■ **What is being asked**:
Copy the data exactly as it appears, and do not include any pictures.

-----

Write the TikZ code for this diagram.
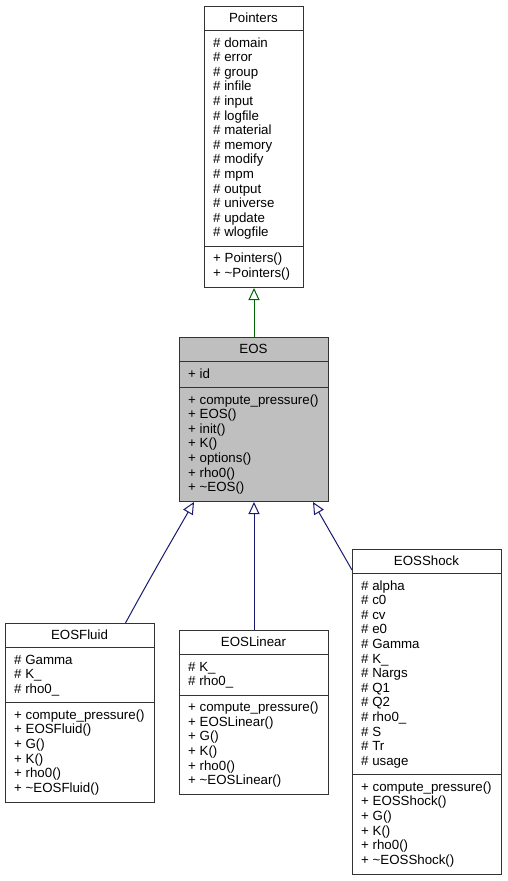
\documentclass[tikz,border=0pt]{standalone}
\usepackage{fontspec}
\setmainfont{Liberation Sans}
\usetikzlibrary{arrows.meta}
\newcommand{\umlfont}{\fontsize{13.3}{14.6}\selectfont}
\definecolor{inhgreen}{HTML}{006400}
\definecolor{inhblue}{HTML}{191970}
\definecolor{basegray}{HTML}{BFBFBF}
\tikzset{
    classbox/.style = {draw = black!80, line width = 1pt, fill = white, anchor = north west, inner sep = 0pt, minimum width = 149pt},
    classname/.style = {anchor = base, inner sep = 0pt, font = \umlfont},
    member/.style = {anchor = base west, inner sep = 0pt, font = \umlfont},
    compsep/.style = {draw = black!80, line width = 1pt},
    inherit/.style = {-{Triangle[open, length = 12pt, width = 11pt]}, line width = 1pt}
}
\begin{document}
\begin{tikzpicture}[x = 1pt, y = -1pt]
    \useasboundingbox (0,0) rectangle (507,881);
    % Pointers
    \node[classbox, minimum width = 99pt, minimum height = 281pt] (pointers) at (204,6) {};
    \node[classname] (pointers-name) at (253.5,22) {Pointers};
    \draw[compsep] ([yshift = -24.5pt]pointers.north west) -- ([yshift = -24.5pt]pointers.north east);
    \draw[compsep] ([yshift = -240.4pt]pointers.north west) -- ([yshift = -240.4pt]pointers.north east);
    \foreach \m [count = \i from 0] in {\# domain, \# error, \# group, \# infile, \# input, \# logfile, \# material, \# memory, \# modify, \# mpm, \# output, \# universe, \# update, \# wlogfile}
        \node[member] (pointers-a\i) at (213,{47+14.6*\i}) {\m};
    \foreach \m [count = \i from 0] in {+ Pointers(), + \textasciitilde Pointers()}
        \node[member] (pointers-o\i) at (213,{262.9+14.6*\i}) {\m};
    % EOS
    \node[classbox, fill = basegray, minimum height = 164pt] (eos) at (179,337) {};
    \node[classname] (eos-name) at (253.5,353) {EOS};
    \draw[compsep] ([yshift = -24.5pt]eos.north west) -- ([yshift = -24.5pt]eos.north east);
    \draw[compsep] ([yshift = -50.6pt]eos.north west) -- ([yshift = -50.6pt]eos.north east);
    \node[member] (eos-a0) at (188,378) {+ id};
    \foreach \m [count = \i from 0] in {+ compute\_pressure(), + EOS(), + init(), + K(), + options(), + rho0(), + \textasciitilde EOS()}
        \node[member] (eos-o\i) at (188,{404.1+14.6*\i}) {\m};
    % EOSFluid
    \node[classbox, minimum height = 178.9pt] (eosfluid) at (5,623) {};
    \node[classname] (eosfluid-name) at (79.5,639) {EOSFluid};
    \draw[compsep] ([yshift = -24.5pt]eosfluid.north west) -- ([yshift = -24.5pt]eosfluid.north east);
    \draw[compsep] ([yshift = -79.8pt]eosfluid.north west) -- ([yshift = -79.8pt]eosfluid.north east);
    \foreach \m [count = \i from 0] in {\# Gamma, \# K\_, \# rho0\_}
        \node[member] (eosfluid-a\i) at (14,{664+14.6*\i}) {\m};
    \foreach \m [count = \i from 0] in {+ compute\_pressure(), + EOSFluid(), + G(), + K(), + rho0(), + \textasciitilde EOSFluid()}
        \node[member] (eosfluid-o\i) at (14,{719.3+14.6*\i}) {\m};
    % EOSLinear
    \node[classbox, minimum height = 164.3pt] (eoslinear) at (179,630) {};
    \node[classname] (eoslinear-name) at (253.5,646) {EOSLinear};
    \draw[compsep] ([yshift = -24.5pt]eoslinear.north west) -- ([yshift = -24.5pt]eoslinear.north east);
    \draw[compsep] ([yshift = -65.2pt]eoslinear.north west) -- ([yshift = -65.2pt]eoslinear.north east);
    \foreach \m [count = \i from 0] in {\# K\_, \# rho0\_}
        \node[member] (eoslinear-a\i) at (188,{671+14.6*\i}) {\m};
    \foreach \m [count = \i from 0] in {+ compute\_pressure(), + EOSLinear(), + G(), + K(), + rho0(), + \textasciitilde EOSLinear()}
        \node[member] (eoslinear-o\i) at (188,{711.7+14.6*\i}) {\m};
    % EOSShock
    \node[classbox, minimum height = 324.9pt] (eosshock) at (352,549) {};
    \node[classname] (eosshock-name) at (426.5,565) {EOSShock};
    \draw[compsep] ([yshift = -24.5pt]eosshock.north west) -- ([yshift = -24.5pt]eosshock.north east);
    \draw[compsep] ([yshift = -225.8pt]eosshock.north west) -- ([yshift = -225.8pt]eosshock.north east);
    \foreach \m [count = \i from 0] in {\# alpha, \# c0, \# cv, \# e0, \# Gamma, \# K\_, \# Nargs, \# Q1, \# Q2, \# rho0\_, \# S, \# Tr, \# usage}
        \node[member] (eosshock-a\i) at (361,{590+14.6*\i}) {\m};
    \foreach \m [count = \i from 0] in {+ compute\_pressure(), + EOSShock(), + G(), + K(), + rho0(), + \textasciitilde EOSShock()}
        \node[member] (eosshock-o\i) at (361,{791.3+14.6*\i}) {\m};
    % inheritance
    \coordinate (fluid-top) at ([xshift = 45.5pt]eosfluid.north);
    \coordinate (shock-side) at ([yshift = -21pt]eosshock.north west);
    \draw[inherit, inhgreen] (eos.north) -- (pointers.south);
    \draw[inherit, inhblue] (fluid-top) .. controls (150,578) and (172,540) .. ([xshift = -60pt]eos.south);
    \draw[inherit, inhblue] (eoslinear.north) -- (eos.south);
    \draw[inherit, inhblue] (shock-side) -- ([xshift = 59pt]eos.south);
\end{tikzpicture}
\end{document}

-----

■ **Written solution**:
Write the TikZ code for this diagram.
\documentclass[tikz,border=0pt]{standalone}
\usepackage{fontspec}
\setmainfont{Liberation Sans}
\usetikzlibrary{arrows.meta}
\newcommand{\umlfont}{\fontsize{13.3}{14.6}\selectfont}
\definecolor{inhgreen}{HTML}{006400}
\definecolor{inhblue}{HTML}{191970}
\definecolor{basegray}{HTML}{BFBFBF}
\tikzset{
    classbox/.style = {draw = black!80, line width = 1pt, fill = white, anchor = north west, inner sep = 0pt, minimum width = 149pt},
    classname/.style = {anchor = base, inner sep = 0pt, font = \umlfont},
    member/.style = {anchor = base west, inner sep = 0pt, font = \umlfont},
    compsep/.style = {draw = black!80, line width = 1pt},
    inherit/.style = {-{Triangle[open, length = 12pt, width = 11pt]}, line width = 1pt}
}
\begin{document}
\begin{tikzpicture}[x = 1pt, y = -1pt]
    \useasboundingbox (0,0) rectangle (507,881);
    % Pointers
    \node[classbox, minimum width = 99pt, minimum height = 281pt] (pointers) at (204,6) {};
    \node[classname] (pointers-name) at (253.5,22) {Pointers};
    \draw[compsep] ([yshift = -24.5pt]pointers.north west) -- ([yshift = -24.5pt]pointers.north east);
    \draw[compsep] ([yshift = -240.4pt]pointers.north west) -- ([yshift = -240.4pt]pointers.north east);
    \foreach \m [count = \i from 0] in {\# domain, \# error, \# group, \# infile, \# input, \# logfile, \# material, \# memory, \# modify, \# mpm, \# output, \# universe, \# update, \# wlogfile}
        \node[member] (pointers-a\i) at (213,{47+14.6*\i}) {\m};
    \foreach \m [count = \i from 0] in {+ Pointers(), + \textasciitilde Pointers()}
        \node[member] (pointers-o\i) at (213,{262.9+14.6*\i}) {\m};
    % EOS
    \node[classbox, fill = basegray, minimum height = 164pt] (eos) at (179,337) {};
    \node[classname] (eos-name) at (253.5,353) {EOS};
    \draw[compsep] ([yshift = -24.5pt]eos.north west) -- ([yshift = -24.5pt]eos.north east);
    \draw[compsep] ([yshift = -50.6pt]eos.north west) -- ([yshift = -50.6pt]eos.north east);
    \node[member] (eos-a0) at (188,378) {+ id};
    \foreach \m [count = \i from 0] in {+ compute\_pressure(), + EOS(), + init(), + K(), + options(), + rho0(), + \textasciitilde EOS()}
        \node[member] (eos-o\i) at (188,{404.1+14.6*\i}) {\m};
    % EOSFluid
    \node[classbox, minimum height = 178.9pt] (eosfluid) at (5,623) {};
    \node[classname] (eosfluid-name) at (79.5,639) {EOSFluid};
    \draw[compsep] ([yshift = -24.5pt]eosfluid.north west) -- ([yshift = -24.5pt]eosfluid.north east);
    \draw[compsep] ([yshift = -79.8pt]eosfluid.north west) -- ([yshift = -79.8pt]eosfluid.north east);
    \foreach \m [count = \i from 0] in {\# Gamma, \# K\_, \# rho0\_}
        \node[member] (eosfluid-a\i) at (14,{664+14.6*\i}) {\m};
    \foreach \m [count = \i from 0] in {+ compute\_pressure(), + EOSFluid(), + G(), + K(), + rho0(), + \textasciitilde EOSFluid()}
        \node[member] (eosfluid-o\i) at (14,{719.3+14.6*\i}) {\m};
    % EOSLinear
    \node[classbox, minimum height = 164.3pt] (eoslinear) at (179,630) {};
    \node[classname] (eoslinear-name) at (253.5,646) {EOSLinear};
    \draw[compsep] ([yshift = -24.5pt]eoslinear.north west) -- ([yshift = -24.5pt]eoslinear.north east);
    \draw[compsep] ([yshift = -65.2pt]eoslinear.north west) -- ([yshift = -65.2pt]eoslinear.north east);
    \foreach \m [count = \i from 0] in {\# K\_, \# rho0\_}
        \node[member] (eoslinear-a\i) at (188,{671+14.6*\i}) {\m};
    \foreach \m [count = \i from 0] in {+ compute\_pressure(), + EOSLinear(), + G(), + K(), + rho0(), + \textasciitilde EOSLinear()}
        \node[member] (eoslinear-o\i) at (188,{711.7+14.6*\i}) {\m};
    % EOSShock
    \node[classbox, minimum height = 324.9pt] (eosshock) at (352,549) {};
    \node[classname] (eosshock-name) at (426.5,565) {EOSShock};
    \draw[compsep] ([yshift = -24.5pt]eosshock.north west) -- ([yshift = -24.5pt]eosshock.north east);
    \draw[compsep] ([yshift = -225.8pt]eosshock.north west) -- ([yshift = -225.8pt]eosshock.north east);
    \foreach \m [count = \i from 0] in {\# alpha, \# c0, \# cv, \# e0, \# Gamma, \# K\_, \# Nargs, \# Q1, \# Q2, \# rho0\_, \# S, \# Tr, \# usage}
        \node[member] (eosshock-a\i) at (361,{590+14.6*\i}) {\m};
    \foreach \m [count = \i from 0] in {+ compute\_pressure(), + EOSShock(), + G(), + K(), + rho0(), + \textasciitilde EOSShock()}
        \node[member] (eosshock-o\i) at (361,{791.3+14.6*\i}) {\m};
    % inheritance
    \coordinate (fluid-top) at ([xshift = 45.5pt]eosfluid.north);
    \coordinate (shock-side) at ([yshift = -21pt]eosshock.north west);
    \draw[inherit, inhgreen] (eos.north) -- (pointers.south);
    \draw[inherit, inhblue] (fluid-top) .. controls (150,578) and (172,540) .. ([xshift = -60pt]eos.south);
    \draw[inherit, inhblue] (eoslinear.north) -- (eos.south);
    \draw[inherit, inhblue] (shock-side) -- ([xshift = 59pt]eos.south);
\end{tikzpicture}
\end{document}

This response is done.